## Data supplied
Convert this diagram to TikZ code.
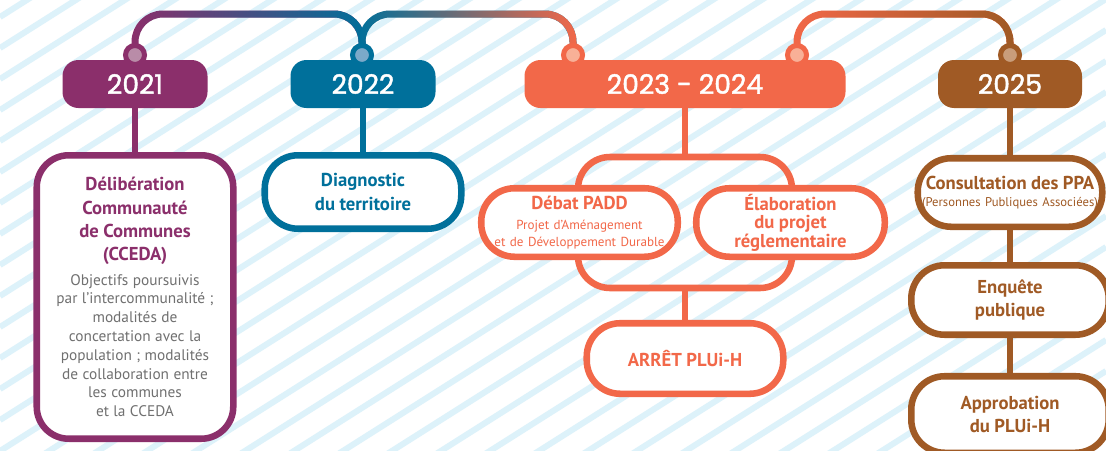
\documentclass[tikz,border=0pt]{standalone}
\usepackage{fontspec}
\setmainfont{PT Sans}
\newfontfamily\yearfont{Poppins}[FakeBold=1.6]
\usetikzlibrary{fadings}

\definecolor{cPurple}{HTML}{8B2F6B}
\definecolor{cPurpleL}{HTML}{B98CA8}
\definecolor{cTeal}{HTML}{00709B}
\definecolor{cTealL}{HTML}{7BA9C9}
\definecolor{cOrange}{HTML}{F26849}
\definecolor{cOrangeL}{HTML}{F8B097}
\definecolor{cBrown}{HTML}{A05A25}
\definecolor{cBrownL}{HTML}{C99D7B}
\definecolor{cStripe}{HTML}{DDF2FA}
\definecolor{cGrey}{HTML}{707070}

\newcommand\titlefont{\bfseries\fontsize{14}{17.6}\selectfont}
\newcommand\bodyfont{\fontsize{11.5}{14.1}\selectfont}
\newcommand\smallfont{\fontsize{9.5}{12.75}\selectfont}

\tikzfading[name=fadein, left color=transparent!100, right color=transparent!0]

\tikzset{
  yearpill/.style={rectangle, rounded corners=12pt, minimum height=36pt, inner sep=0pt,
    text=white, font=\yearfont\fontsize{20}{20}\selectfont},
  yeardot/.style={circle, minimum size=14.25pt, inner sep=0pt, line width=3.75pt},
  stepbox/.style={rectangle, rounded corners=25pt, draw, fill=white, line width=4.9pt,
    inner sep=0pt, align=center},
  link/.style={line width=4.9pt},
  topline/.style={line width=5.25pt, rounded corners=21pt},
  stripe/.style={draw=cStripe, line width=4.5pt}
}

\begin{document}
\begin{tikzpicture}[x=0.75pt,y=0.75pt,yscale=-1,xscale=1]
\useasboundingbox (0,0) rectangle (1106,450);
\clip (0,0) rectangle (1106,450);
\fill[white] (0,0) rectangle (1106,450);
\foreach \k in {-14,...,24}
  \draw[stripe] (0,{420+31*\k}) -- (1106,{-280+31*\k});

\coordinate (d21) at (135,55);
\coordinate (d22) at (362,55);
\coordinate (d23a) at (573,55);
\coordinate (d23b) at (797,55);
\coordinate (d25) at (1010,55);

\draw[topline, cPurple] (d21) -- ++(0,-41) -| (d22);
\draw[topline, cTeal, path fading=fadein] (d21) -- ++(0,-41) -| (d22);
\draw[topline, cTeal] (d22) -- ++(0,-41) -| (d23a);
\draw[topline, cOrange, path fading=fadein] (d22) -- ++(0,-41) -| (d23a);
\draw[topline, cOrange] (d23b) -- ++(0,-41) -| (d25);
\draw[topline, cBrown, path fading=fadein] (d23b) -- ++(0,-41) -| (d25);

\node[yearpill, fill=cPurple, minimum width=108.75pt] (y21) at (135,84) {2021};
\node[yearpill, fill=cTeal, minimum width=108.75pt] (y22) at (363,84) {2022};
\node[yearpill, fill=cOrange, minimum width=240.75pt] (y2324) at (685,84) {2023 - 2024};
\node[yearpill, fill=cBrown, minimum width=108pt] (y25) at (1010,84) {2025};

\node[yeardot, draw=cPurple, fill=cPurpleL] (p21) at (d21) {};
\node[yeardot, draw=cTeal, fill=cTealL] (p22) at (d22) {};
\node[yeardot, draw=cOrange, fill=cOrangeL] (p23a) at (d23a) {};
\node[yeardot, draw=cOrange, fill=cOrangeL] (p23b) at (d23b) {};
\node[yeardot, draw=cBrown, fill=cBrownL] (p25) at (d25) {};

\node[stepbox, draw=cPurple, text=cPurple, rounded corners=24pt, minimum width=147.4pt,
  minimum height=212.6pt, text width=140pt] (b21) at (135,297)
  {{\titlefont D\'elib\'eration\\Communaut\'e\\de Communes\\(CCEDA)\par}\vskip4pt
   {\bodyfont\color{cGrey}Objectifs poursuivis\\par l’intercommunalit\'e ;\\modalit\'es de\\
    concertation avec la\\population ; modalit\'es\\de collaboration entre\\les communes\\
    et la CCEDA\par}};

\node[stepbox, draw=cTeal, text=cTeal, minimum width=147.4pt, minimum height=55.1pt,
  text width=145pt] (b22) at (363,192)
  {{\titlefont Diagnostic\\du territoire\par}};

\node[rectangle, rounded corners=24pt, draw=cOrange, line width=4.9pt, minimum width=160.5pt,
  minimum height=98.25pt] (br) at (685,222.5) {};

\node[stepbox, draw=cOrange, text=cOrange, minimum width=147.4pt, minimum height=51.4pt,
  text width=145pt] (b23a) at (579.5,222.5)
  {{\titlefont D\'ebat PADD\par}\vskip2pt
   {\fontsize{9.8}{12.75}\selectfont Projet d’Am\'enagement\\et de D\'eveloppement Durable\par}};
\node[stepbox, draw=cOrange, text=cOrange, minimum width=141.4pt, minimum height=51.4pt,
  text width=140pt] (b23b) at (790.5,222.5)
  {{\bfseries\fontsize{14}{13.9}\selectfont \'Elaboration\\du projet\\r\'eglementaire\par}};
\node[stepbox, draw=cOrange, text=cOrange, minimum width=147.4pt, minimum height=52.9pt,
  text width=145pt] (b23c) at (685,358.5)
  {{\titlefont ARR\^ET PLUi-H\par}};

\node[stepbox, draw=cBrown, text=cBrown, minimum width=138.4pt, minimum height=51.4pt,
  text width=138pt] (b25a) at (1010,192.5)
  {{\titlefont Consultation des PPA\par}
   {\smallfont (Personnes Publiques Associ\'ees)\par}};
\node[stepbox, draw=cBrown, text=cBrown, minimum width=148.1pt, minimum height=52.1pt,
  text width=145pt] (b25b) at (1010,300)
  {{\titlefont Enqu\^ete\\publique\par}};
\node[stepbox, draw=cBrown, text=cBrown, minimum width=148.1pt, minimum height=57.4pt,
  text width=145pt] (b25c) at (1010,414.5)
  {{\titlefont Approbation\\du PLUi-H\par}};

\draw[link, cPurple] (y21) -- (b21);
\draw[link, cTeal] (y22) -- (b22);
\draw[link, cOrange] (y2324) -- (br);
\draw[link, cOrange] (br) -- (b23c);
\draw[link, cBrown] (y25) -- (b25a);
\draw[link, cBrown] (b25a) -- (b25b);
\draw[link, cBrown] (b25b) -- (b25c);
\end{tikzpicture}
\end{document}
---
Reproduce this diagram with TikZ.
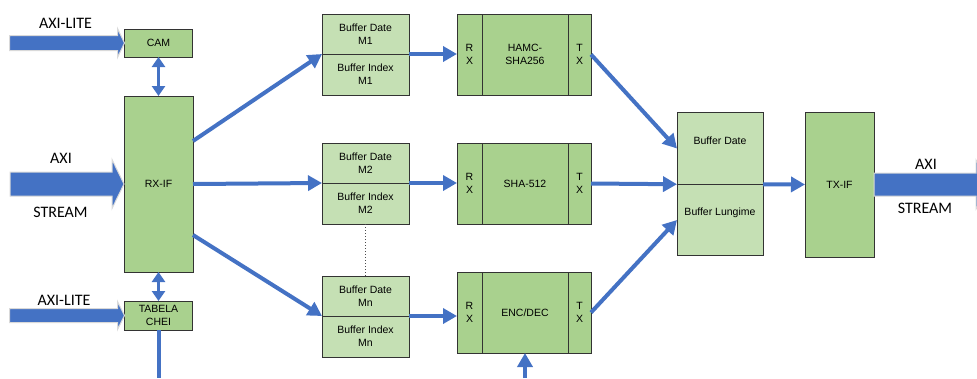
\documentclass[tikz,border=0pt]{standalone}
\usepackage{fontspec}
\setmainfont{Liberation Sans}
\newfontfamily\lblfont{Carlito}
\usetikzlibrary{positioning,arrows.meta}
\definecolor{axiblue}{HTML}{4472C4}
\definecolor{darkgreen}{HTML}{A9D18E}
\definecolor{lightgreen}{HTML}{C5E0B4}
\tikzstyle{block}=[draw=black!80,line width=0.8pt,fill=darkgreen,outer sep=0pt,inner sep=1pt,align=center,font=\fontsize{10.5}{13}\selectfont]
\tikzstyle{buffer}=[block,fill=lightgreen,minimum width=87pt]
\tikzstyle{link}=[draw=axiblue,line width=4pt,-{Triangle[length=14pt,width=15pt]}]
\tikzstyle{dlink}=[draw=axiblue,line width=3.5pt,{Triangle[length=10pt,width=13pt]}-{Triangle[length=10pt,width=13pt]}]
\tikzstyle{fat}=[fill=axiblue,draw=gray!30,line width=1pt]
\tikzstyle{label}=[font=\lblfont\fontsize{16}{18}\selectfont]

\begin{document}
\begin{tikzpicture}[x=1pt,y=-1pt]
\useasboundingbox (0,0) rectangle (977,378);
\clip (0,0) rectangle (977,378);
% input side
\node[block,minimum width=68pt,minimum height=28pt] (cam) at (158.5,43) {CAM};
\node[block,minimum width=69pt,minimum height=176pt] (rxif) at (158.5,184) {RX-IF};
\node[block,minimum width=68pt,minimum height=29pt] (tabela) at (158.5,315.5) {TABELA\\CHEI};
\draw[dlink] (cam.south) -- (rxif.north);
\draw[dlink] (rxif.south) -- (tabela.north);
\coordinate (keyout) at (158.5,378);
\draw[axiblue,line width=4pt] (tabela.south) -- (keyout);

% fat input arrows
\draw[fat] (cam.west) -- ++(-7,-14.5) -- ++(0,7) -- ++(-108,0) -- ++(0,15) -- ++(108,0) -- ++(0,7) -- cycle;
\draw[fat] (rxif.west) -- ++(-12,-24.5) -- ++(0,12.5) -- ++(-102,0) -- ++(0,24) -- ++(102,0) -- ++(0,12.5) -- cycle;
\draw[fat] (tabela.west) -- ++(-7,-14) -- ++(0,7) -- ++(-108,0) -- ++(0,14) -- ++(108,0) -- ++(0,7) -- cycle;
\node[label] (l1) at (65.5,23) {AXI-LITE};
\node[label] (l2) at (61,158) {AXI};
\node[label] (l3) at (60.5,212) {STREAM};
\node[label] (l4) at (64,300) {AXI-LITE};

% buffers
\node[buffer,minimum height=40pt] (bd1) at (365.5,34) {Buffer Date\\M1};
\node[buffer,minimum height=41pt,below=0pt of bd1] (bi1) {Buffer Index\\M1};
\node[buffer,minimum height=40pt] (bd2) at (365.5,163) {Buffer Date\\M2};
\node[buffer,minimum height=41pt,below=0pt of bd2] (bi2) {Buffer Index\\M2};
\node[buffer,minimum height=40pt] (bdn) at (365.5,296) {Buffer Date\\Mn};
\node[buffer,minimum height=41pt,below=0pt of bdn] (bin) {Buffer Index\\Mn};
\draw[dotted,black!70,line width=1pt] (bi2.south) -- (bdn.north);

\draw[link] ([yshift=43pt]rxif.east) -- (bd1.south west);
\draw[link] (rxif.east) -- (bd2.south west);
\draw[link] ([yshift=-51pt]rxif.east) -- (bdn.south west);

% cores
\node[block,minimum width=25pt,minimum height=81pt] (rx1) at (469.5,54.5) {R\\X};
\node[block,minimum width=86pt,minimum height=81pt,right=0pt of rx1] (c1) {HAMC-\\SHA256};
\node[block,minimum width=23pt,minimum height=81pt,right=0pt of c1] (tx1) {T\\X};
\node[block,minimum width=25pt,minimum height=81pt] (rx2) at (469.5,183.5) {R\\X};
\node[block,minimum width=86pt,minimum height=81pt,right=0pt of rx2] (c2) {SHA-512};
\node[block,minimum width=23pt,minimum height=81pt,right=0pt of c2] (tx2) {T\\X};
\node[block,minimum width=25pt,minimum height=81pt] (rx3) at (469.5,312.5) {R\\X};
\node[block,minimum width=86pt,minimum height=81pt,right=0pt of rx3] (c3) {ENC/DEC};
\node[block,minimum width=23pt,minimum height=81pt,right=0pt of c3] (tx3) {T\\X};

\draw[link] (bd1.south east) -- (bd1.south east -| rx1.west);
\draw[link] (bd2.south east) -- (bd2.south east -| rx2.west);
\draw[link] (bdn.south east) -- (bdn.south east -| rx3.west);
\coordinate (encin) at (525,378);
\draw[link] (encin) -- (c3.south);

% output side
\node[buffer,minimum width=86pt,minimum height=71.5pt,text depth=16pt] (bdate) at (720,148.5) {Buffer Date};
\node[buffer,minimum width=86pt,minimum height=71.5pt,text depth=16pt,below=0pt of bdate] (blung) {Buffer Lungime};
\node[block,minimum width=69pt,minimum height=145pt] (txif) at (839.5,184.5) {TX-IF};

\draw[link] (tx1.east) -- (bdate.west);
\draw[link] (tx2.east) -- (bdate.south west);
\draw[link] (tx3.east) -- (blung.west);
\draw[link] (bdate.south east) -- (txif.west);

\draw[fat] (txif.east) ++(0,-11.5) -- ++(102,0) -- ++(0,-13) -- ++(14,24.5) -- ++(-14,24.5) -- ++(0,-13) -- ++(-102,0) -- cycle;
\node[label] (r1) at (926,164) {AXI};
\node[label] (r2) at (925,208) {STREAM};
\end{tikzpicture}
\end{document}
---
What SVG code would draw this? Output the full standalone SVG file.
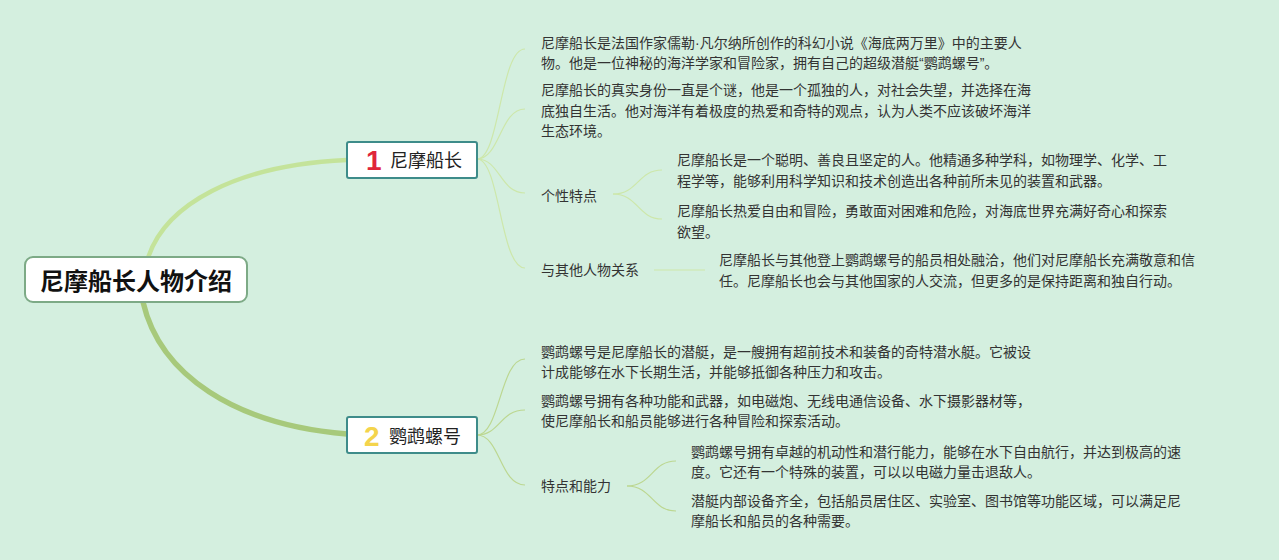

## Written task
Starting at the line that contains "Convert this diagram to TikZ code." and ending at the line that contains "(d25) at (1010,55);", give the lines again exactly. Do not include the pictures.

## Solution
Convert this diagram to TikZ code.
\documentclass[tikz,border=0pt]{standalone}
\usepackage{fontspec}
\setmainfont{PT Sans}
\newfontfamily\yearfont{Poppins}[FakeBold=1.6]
\usetikzlibrary{fadings}

\definecolor{cPurple}{HTML}{8B2F6B}
\definecolor{cPurpleL}{HTML}{B98CA8}
\definecolor{cTeal}{HTML}{00709B}
\definecolor{cTealL}{HTML}{7BA9C9}
\definecolor{cOrange}{HTML}{F26849}
\definecolor{cOrangeL}{HTML}{F8B097}
\definecolor{cBrown}{HTML}{A05A25}
\definecolor{cBrownL}{HTML}{C99D7B}
\definecolor{cStripe}{HTML}{DDF2FA}
\definecolor{cGrey}{HTML}{707070}

\newcommand\titlefont{\bfseries\fontsize{14}{17.6}\selectfont}
\newcommand\bodyfont{\fontsize{11.5}{14.1}\selectfont}
\newcommand\smallfont{\fontsize{9.5}{12.75}\selectfont}

\tikzfading[name=fadein, left color=transparent!100, right color=transparent!0]

\tikzset{
  yearpill/.style={rectangle, rounded corners=12pt, minimum height=36pt, inner sep=0pt,
    text=white, font=\yearfont\fontsize{20}{20}\selectfont},
  yeardot/.style={circle, minimum size=14.25pt, inner sep=0pt, line width=3.75pt},
  stepbox/.style={rectangle, rounded corners=25pt, draw, fill=white, line width=4.9pt,
    inner sep=0pt, align=center},
  link/.style={line width=4.9pt},
  topline/.style={line width=5.25pt, rounded corners=21pt},
  stripe/.style={draw=cStripe, line width=4.5pt}
}

\begin{document}
\begin{tikzpicture}[x=0.75pt,y=0.75pt,yscale=-1,xscale=1]
\useasboundingbox (0,0) rectangle (1106,450);
\clip (0,0) rectangle (1106,450);
\fill[white] (0,0) rectangle (1106,450);
\foreach \k in {-14,...,24}
  \draw[stripe] (0,{420+31*\k}) -- (1106,{-280+31*\k});

\coordinate (d21) at (135,55);
\coordinate (d22) at (362,55);
\coordinate (d23a) at (573,55);
\coordinate (d23b) at (797,55);
\coordinate (d25) at (1010,55);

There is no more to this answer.